EXCERPTED RECORDS:
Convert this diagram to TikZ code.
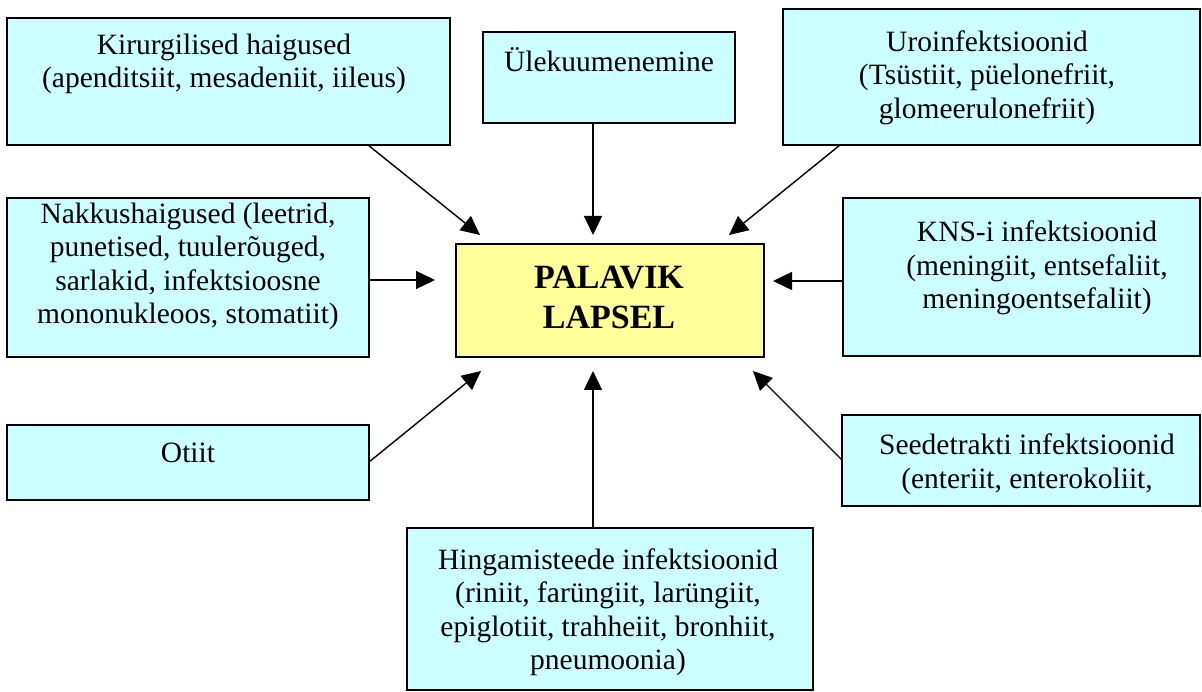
\documentclass[tikz,border=0pt]{standalone}
\usepackage{fontspec}
\setmainfont{Liberation Serif}
\usetikzlibrary{arrows.meta}
\definecolor{boxcyan}{HTML}{CCFFFF}
\definecolor{boxyellow}{HTML}{FFFF99}
\begin{document}
\begin{tikzpicture}[x=1pt,y=-1pt,
  cause/.style={draw=black,line width=1.6pt,fill=boxcyan,rectangle,anchor=north west,outer sep=0pt,inner sep=0pt},
  centre/.style={cause,fill=boxyellow},
  label/.style={anchor=north,inner sep=0pt,align=center,font={\fontsize{29.5}{33.5}\selectfont}},
  biglabel/.style={anchor=north,inner sep=0pt,align=center,font={\fontsize{34}{40}\selectfont\bfseries}},
  arr/.style={line width=1.4pt,-{Triangle[length=19pt,width=18pt]}}]
\useasboundingbox (0,0) rectangle (1202,692);
\clip (0,0) rectangle (1202,692);
\fill[white] (0,0) rectangle (1202,692);

% boxes
\node[cause,minimum width=443,minimum height=127] (kir) at (7,18) {};
\node[cause,minimum width=252,minimum height=91]  (ule) at (483,32) {};
\node[cause,minimum width=417,minimum height=136] (uro) at (783,9) {};
\node[cause,minimum width=362,minimum height=159] (nak) at (7,198) {};
\node[centre,minimum width=308,minimum height=113] (pal) at (456,244) {};
\node[cause,minimum width=357,minimum height=158] (kns) at (843,198) {};
\node[cause,minimum width=362,minimum height=75]  (oti) at (7,425) {};
\node[cause,minimum width=358,minimum height=91]  (see) at (842,415) {};
\node[cause,minimum width=406,minimum height=162] (hin) at (407,528) {};

% texts (the strut fixes the first baseline 27pt below the node top)
\def\firstline{\rule{0pt}{27pt}}
\node[label] (kirT) at (224,27) {\firstline Kirurgilised haigused\\(apenditsiit, mesadeniit, iileus)};
\node[label] (uleT) at (609,44.5) {\firstline Ülekuumenemine};
\node[label] (uroT) at (987,24) {\firstline Uroinfektsioonid\\(Tsüstiit, püelonefriit,\\glomeerulonefriit)};
\node[label] (nakT) at (188,196) {\firstline Nakkushaigused (leetrid,\\punetised, tuulerõuged,\\sarlakid, infektsioosne\\mononukleoos, stomatiit)};
\node[biglabel] (palT) at (609,258) {\rule{0pt}{30pt}PALAVIK\\LAPSEL};
\node[label] (knsT) at (1037,214.5) {\firstline KNS-i infektsioonid\\(meningiit, entsefaliit,\\meningoentsefaliit)};
\node[label] (otiT) at (188,435) {\firstline Otiit};
\node[label] (seeT) at (1027,427.5) {\firstline Seedetrakti infektsioonid\\(enteriit, enterokoliit,};
\node[label] (hinT) at (608,542) {\firstline Hingamisteede infektsioonid\\(riniit, farüngiit, larüngiit,\\epiglotiit, trahheiit, bronhiit,\\pneumoonia)};

% connectors
\draw[arr] ([xshift=361pt]kir.south west) -- ([xshift=24pt,yshift=9pt]pal.north west);
\draw[arr] ([xshift=110pt]ule.south west) -- ([xshift=137pt,yshift=9pt]pal.north west);
\draw[arr] ([xshift=57pt]uro.south west) -- ([xshift=273pt,yshift=9pt]pal.north west);
\draw[arr] ([yshift=-82pt]nak.north east) -- ([xshift=-21pt,yshift=-36pt]pal.north west);
\draw[arr] ([yshift=-83pt]kns.north west) -- ([xshift=9pt,yshift=-37pt]pal.north east);
\draw[arr] ([yshift=-37pt]oti.north east) -- ([xshift=25pt,yshift=-14pt]pal.south west);
\draw[arr] ([yshift=-45pt]see.north west) -- ([xshift=-11pt,yshift=-14pt]pal.south east);
\draw[arr] ([xshift=186pt]hin.north west) -- ([xshift=137pt,yshift=-14pt]pal.south west);
\end{tikzpicture}
\end{document}
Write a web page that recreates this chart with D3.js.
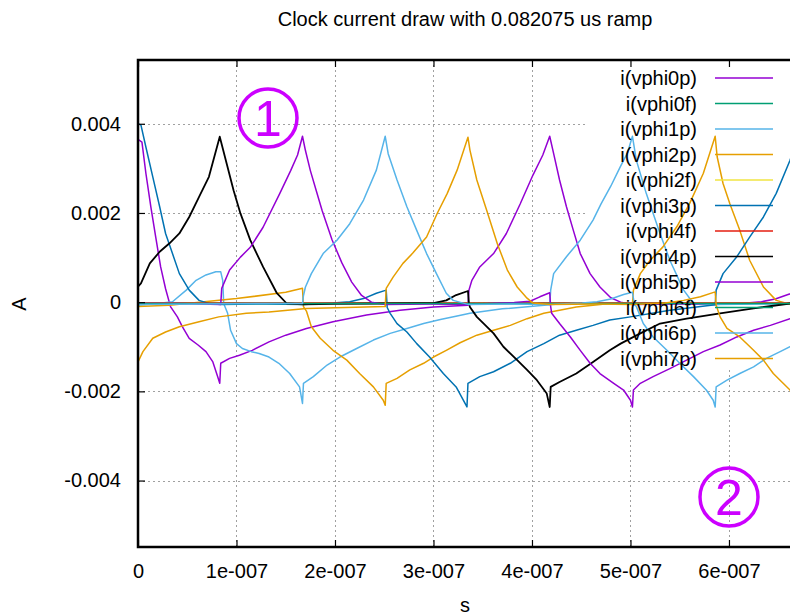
<!DOCTYPE html>
<html>
<head>
<meta charset="utf-8">
<script src="https://cdn.jsdelivr.net/npm/d3@7"></script>
<style>
  body { margin: 0; background: #fff; }
  svg { display: block; font-family: 'Liberation Sans', Arial, sans-serif; }
</style>
</head>
<body>
<div id="chart"></div>
<script>
// time in ns, current in mA (axis labels show s and A)
const seriesNames = ['i(vphi0p)', 'i(vphi0f)', 'i(vphi1p)', 'i(vphi2p)', 'i(vphi2f)', 'i(vphi3p)',
  'i(vphi4f)', 'i(vphi4p)', 'i(vphi5p)', 'i(vphi6f)', 'i(vphi6p)', 'i(vphi7p)'];
const seriesColors = ['#9400d3', '#009e73', '#56b4e9', '#e69f00', '#f0e442', '#0072b2',
  '#e51e10', '#000000', '#9400d3', '#009e73', '#56b4e9', '#e69f00'];

const xTicks = [0, 100, 200, 300, 400, 500, 600];
const xTickLabels = ['0', '1e-007', '2e-007', '3e-007', '4e-007', '5e-007', '6e-007'];
const yTicks = [-4, -2, 0, 2, 4];
const yTickLabels = ['-0.004', '-0.002', '0', '0.002', '0.004'];

const vphi0p = [[0,3.65],[4,3.59],[8,2.89],[13,2.14],[18,1.46],[23,0.79],[28,0.3],[33,-0.1],[40,-0.33],[45,-0.55],[52,-0.81],[61,-0.96],[69,-1.11],[76,-1.34],[81,-1.68],[83,-1.82],
  [84,-1.37],[93,-1.26],[103,-1.19],[116,-1.08],[133,-0.89],[150,-0.74],[171,-0.59],[198,-0.44],[232,-0.29],[266,-0.18],[300,-0.11],[335,-0.07],
  [336,0.27],[339,0.49],[347,0.79],[361,1.09],[374,1.54],[388,2.2],[401,2.85],[411,3.3],[418,3.72],
  [422,3.33],[428,2.74],[435,2.14],[442,1.61],[449,1.09],[459,0.64],[469,0.34],[480,0.1],[490,0.0],[502,-0.05],
  [550,-0.04],[586,-0.05],[618,-0.02],[633,0.01],[647,0.07],[660,0.17],[669,0.24],[670,-0.1],[680,-0.5],[700,-1.0]];
const vphi0f = [[0,-0.02],[170,-0.02],[335,-0.03],[500,-0.02],[700,-0.02]];
const vphi1p = [[0,-0.07],[20,-0.03],[35,0.01],[49,0.27],[59,0.49],[69,0.61],[79,0.68],[84,0.68],[86,0.49],[87,-0.03],[91,-0.25],[94,-0.63],[100,-0.93],[106,-1.04],[115,-1.11],[123,-1.15],[133,-1.23],[143,-1.37],[154,-1.6],[164,-1.9],[167,-2.27],
  [168,-1.82],[178,-1.67],[192,-1.41],[205,-1.23],[222,-1.04],[239,-0.85],[256,-0.7],[273,-0.59],[290,-0.48],[307,-0.39],[324,-0.31],[337,-0.25],[370,-0.15],[418,-0.06],
  [419,0.27],[422,0.64],[435,1.02],[449,1.39],[462,1.84],[470,2.2],[480,2.6],[490,3.05],[497,3.35],[502,3.72],
  [506,3.18],[516,2.44],[530,1.54],[540,0.94],[554,0.27],[564,-0.03],[586,-0.05],[640,-0.04],[670,-0.05],[700,-0.02]];
const vphi2p = [[0,-0.1],[32,-0.07],[100,0.08],[150,0.22],[167,0.31],
  [168,-0.1],[171,-0.2],[176,-0.55],[185,-0.81],[198,-1.08],[212,-1.3],[225,-1.6],[239,-1.9],[249,-2.2],[251,-2.31],
  [252,-1.82],[263,-1.71],[276,-1.52],[290,-1.37],[300,-1.23],[313,-1.08],[327,-0.91],[344,-0.74],[361,-0.63],[378,-0.52],[395,-0.37],[412,-0.25],[428,-0.18],[445,-0.11],[462,-0.07],[479,-0.03],[502,-0.03],
  [503,0.27],[510,0.64],[520,0.94],[533,1.24],[547,1.69],[560,2.21],[574,2.89],[586,3.72],
  [588,3.26],[594,2.66],[601,2.2],[611,1.61],[621,0.94],[635,0.34],[648,0.04],[662,-0.05],[700,-0.05]];
const vphi2f = [[0,-0.02],[170,-0.02],[335,-0.02],[500,-0.02],[700,-0.02]];
const vphi3p = [[0,4.0],[3,3.97],[8,3.48],[15,2.81],[22,2.14],[28,1.54],[35,1.09],[42,0.64],[52,0.27],[62,0.04],[72,-0.03],
  [84,-0.05],[130,-0.04],[168,-0.05],[198,-0.02],[215,0.01],[229,0.08],[242,0.2],[252,0.27],
  [253,-0.12],[256,-0.25],[263,-0.48],[273,-0.67],[283,-0.93],[296,-1.23],[310,-1.6],[323,-1.9],[334,-2.35],
  [335,-1.82],[347,-1.67],[361,-1.56],[378,-1.37],[395,-1.11],[412,-0.93],[428,-0.74],[445,-0.63],[462,-0.52],[479,-0.4],[500,-0.33],[540,-0.18],[586,-0.06],
  [587,0.27],[594,0.64],[608,1.02],[621,1.46],[635,1.91],[648,2.44],[662,3.18],[670,3.72],
  [673,3.4],[678,2.95],[684,2.5],[690,2.05],[700,1.4]];
const vphi4f = [[0,-0.02],[170,-0.02],[335,-0.02],[500,-0.02],[700,-0.02]];
const vphi4p = [[0,0.35],[3,0.42],[12,0.87],[22,1.13],[32,1.32],[42,1.54],[52,1.91],[62,2.36],[72,2.81],[83,3.71],
  [90,3.11],[97,2.51],[104,1.99],[114,1.39],[127,0.79],[141,0.2],[151,-0.03],
  [168,-0.05],[200,-0.04],[250,-0.03],[283,-0.02],[300,-0.02],[313,0.04],[323,0.16],[335,0.25],
  [336,-0.03],[337,-0.11],[344,-0.33],[351,-0.48],[361,-0.7],[371,-1.0],[385,-1.3],[395,-1.52],[405,-1.75],[415,-2.05],[418,-2.35],
  [419,-1.9],[428,-1.79],[445,-1.6],[462,-1.34],[479,-1.08],[490,-0.93],[510,-0.7],[530,-0.48],[557,-0.37],[591,-0.25],[625,-0.14],[662,-0.03],[669,-0.02],
  [670,0.3],[678,0.62],[688,0.92],[698,1.15],[700,1.2]];
const vphi5p = [[0,-0.03],[40,-0.03],[84,-0.05],
  [85,0.31],[93,0.72],[104,1.01],[114,1.23],[127,1.68],[144,2.44],[155,2.95],[162,3.3],[167,3.72],
  [170,3.4],[175,2.95],[181,2.5],[187,2.05],[197,1.4],[207,0.88],[217,0.45],[227,0.15],[237,0.0],[251,-0.05],
  [297,-0.04],[335,-0.05],[367,-0.02],[382,-0.01],[398,0.02],[408,0.12],[418,0.21],
  [419,-0.1],[420,-0.25],[428,-0.48],[439,-0.78],[449,-1.08],[459,-1.37],[469,-1.6],[483,-1.82],[493,-1.97],[500,-2.2],[502,-2.35],
  [503,-1.97],[510,-1.82],[523,-1.67],[540,-1.49],[557,-1.3],[574,-1.11],[591,-0.96],[608,-0.78],[625,-0.63],[642,-0.52],[662,-0.37],[680,-0.28],[700,-0.2]];
const vphi6f = [[0,-0.03],[170,-0.03],[335,-0.03],[500,-0.03],[700,-0.03]];
const vphi6p = [[0,-0.05],[60,-0.04],[120,-0.03],[167,-0.03],
  [168,0.15],[170,0.34],[176,0.64],[188,1.09],[202,1.39],[215,1.76],[229,2.29],[242,2.96],[251,3.72],
  [254,3.33],[263,2.74],[273,2.14],[283,1.61],[293,1.09],[303,0.64],[313,0.2],[320,0.04],[335,-0.05],
  [380,-0.04],[419,-0.05],[451,-0.02],[466,0.01],[480,0.07],[493,0.17],[502,0.22],
  [504,-0.05],[506,-0.1],[513,-0.48],[523,-0.78],[537,-1.08],[550,-1.37],[564,-1.67],[577,-1.97],[584,-2.2],[586,-2.35],
  [587,-1.9],[598,-1.75],[611,-1.6],[625,-1.45],[638,-1.26],[652,-1.11],[662,-1.0],[680,-0.8],[700,-0.65]];
const vphi7p = [[0,-1.34],[5,-1.11],[15,-0.81],[28,-0.67],[42,-0.55],[62,-0.44],[82,-0.33],[110,-0.25],[133,-0.22],[171,-0.14],[251,-0.1],
  [252,0.31],[259,0.56],[269,0.87],[279,1.1],[293,1.46],[304,2.0],[314,2.44],[324,2.96],[335,3.7],
  [337,3.41],[344,2.74],[354,2.06],[365,1.3],[375,0.72],[385,0.34],[395,0.09],[401,-0.02],[419,-0.05],
  [465,-0.04],[502,-0.05],[535,-0.02],[554,0.04],[571,0.12],[586,0.23],
  [587,-0.07],[591,-0.33],[598,-0.59],[611,-0.78],[625,-1.08],[635,-1.3],[645,-1.6],[655,-1.82],[662,-1.97],[670,-2.33],[671,-1.85],[685,-1.68],[700,-1.5]];

const seriesData = [vphi0p, vphi0f, vphi1p, vphi2p, vphi2f, vphi3p, vphi4f, vphi4p, vphi5p, vphi6f, vphi6p, vphi7p];

const w = 790;
const h = 615;
const plotLeft = 138, plotRight = 792, plotTop = 60, plotBottom = 547;
// key box (grid is not drawn under it)
const keyLeft = 585, keyBottom = 370;

const xScale = d3.scaleLinear().domain([0, 664]).range([plotLeft, plotRight]);
const yScale = d3.scaleLinear().domain([-5.49, 5.43]).range([plotBottom, plotTop]);

const svg = d3.select('#chart')
  .append('svg')
  .attr('width', w)
  .attr('height', h);

svg.append('clipPath')
  .attr('id', 'plotClip')
  .append('rect')
  .attr('x', plotLeft)
  .attr('y', plotTop)
  .attr('width', plotRight - plotLeft)
  .attr('height', plotBottom - plotTop);

// grid
const grid = svg.append('g')
  .attr('stroke', '#a0a0a0')
  .attr('stroke-width', 1)
  .attr('stroke-dasharray', '2,3');

grid.selectAll('line.hgrid')
  .data(yTicks)
  .enter()
  .append('line')
  .attr('x1', plotLeft)
  .attr('x2', (d) => yScale(d) < keyBottom ? keyLeft : plotRight)
  .attr('y1', (d) => Math.round(yScale(d)) + 0.5)
  .attr('y2', (d) => Math.round(yScale(d)) + 0.5);

grid.selectAll('line.vgrid')
  .data(xTicks.filter((d) => d > 0))
  .enter()
  .append('line')
  .attr('x1', (d) => Math.round(xScale(d)) + 0.5)
  .attr('x2', (d) => Math.round(xScale(d)) + 0.5)
  .attr('y1', (d) => xScale(d) > keyLeft ? keyBottom : plotTop)
  .attr('y2', plotBottom);

// lines
const line = d3.line()
  .x((d) => xScale(d[0]))
  .y((d) => yScale(d[1]));

const plot = svg.append('g').attr('clip-path', 'url(#plotClip)');
seriesData.forEach(function (data, i) {
  plot.append('path')
    .datum(data)
    .attr('fill', 'none')
    .attr('stroke', seriesColors[i])
    .attr('stroke-width', i === 7 ? 1.8 : 1.5)
    .attr('stroke-linejoin', 'round')
    .attr('d', line);
});

// axes, ticks inward
svg.append('g')
  .attr('transform', 'translate(0,' + plotBottom + ')')
  .call(d3.axisBottom(xScale).tickValues(xTicks).tickSize(-7).tickPadding(17)
    .tickFormat((d, i) => xTickLabels[i]))
  .call((g) => g.select('.domain').remove())
  .call((g) => g.selectAll('line').attr('stroke-width', 1.2))
  .call((g) => g.selectAll('text').style('font-size', '20px').attr('fill', '#000')
    .attr('font-family', "'Liberation Sans', Arial, sans-serif"));

svg.append('g')
  .attr('transform', 'translate(0,' + plotTop + ')')
  .call(d3.axisTop(xScale).tickValues(xTicks).tickSize(-7).tickFormat(''))
  .call((g) => g.select('.domain').remove())
  .call((g) => g.selectAll('line').attr('stroke-width', 1.2));

svg.append('g')
  .attr('transform', 'translate(' + plotLeft + ',0)')
  .call(d3.axisLeft(yScale).tickValues(yTicks).tickSize(-7).tickPadding(17)
    .tickFormat((d, i) => yTickLabels[i]))
  .call((g) => g.select('.domain').remove())
  .call((g) => g.selectAll('line').attr('stroke-width', 1.2))
  .call((g) => g.selectAll('text').style('font-size', '20px').attr('fill', '#000')
    .attr('font-family', "'Liberation Sans', Arial, sans-serif"));

// border
svg.append('rect')
  .attr('x', plotLeft)
  .attr('y', plotTop)
  .attr('width', plotRight - plotLeft)
  .attr('height', plotBottom - plotTop)
  .attr('fill', 'none')
  .attr('stroke', '#000')
  .attr('stroke-width', 2.5);

// title and axis labels
svg.append('text')
  .attr('x', (plotLeft + plotRight) / 2)
  .attr('y', 26)
  .attr('text-anchor', 'middle')
  .style('font-size', '20px')
  .text('Clock current draw with 0.082075 us ramp');

svg.append('text')
  .attr('x', (plotLeft + plotRight) / 2)
  .attr('y', 612)
  .attr('text-anchor', 'middle')
  .style('font-size', '20px')
  .text('s');

svg.append('text')
  .attr('text-anchor', 'middle')
  .attr('transform', 'translate(26,' + 304 + ')rotate(-90)')
  .style('font-size', '20px')
  .text('A');

// key
const key = svg.append('g');
seriesNames.forEach(function (name, i) {
  const y = 78 + i * 25.5;
  key.append('text')
    .attr('x', 697)
    .attr('y', y)
    .attr('dy', '0.35em')
    .attr('text-anchor', 'end')
    .style('font-size', '20px')
    .text(name);
  key.append('line')
    .attr('x1', 715)
    .attr('x2', 773)
    .attr('y1', y)
    .attr('y2', y)
    .attr('stroke', seriesColors[i])
    .attr('stroke-width', 1.5);
});

// circled markers
const marks = [{ x: 268, y: 118, label: '1' }, { x: 729, y: 497, label: '2' }];
marks.forEach(function (m) {
  svg.append('circle')
    .attr('cx', m.x)
    .attr('cy', m.y)
    .attr('r', 29)
    .attr('fill', 'none')
    .attr('stroke', '#cc00ff')
    .attr('stroke-width', 3.5);
  svg.append('text')
    .attr('x', m.x)
    .attr('y', m.y + 18)
    .attr('text-anchor', 'middle')
    .attr('fill', '#cc00ff')
    .style('font-size', '50px')
    .text(m.label);
});
</script>
</body>
</html>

DO THIS:
Identify each line of the material where the word "chart" shows up, and copy it.

TASK RESPONSE:
Write a web page that recreates this chart with D3.js.
<div id="chart"></div>
const svg = d3.select('#chart')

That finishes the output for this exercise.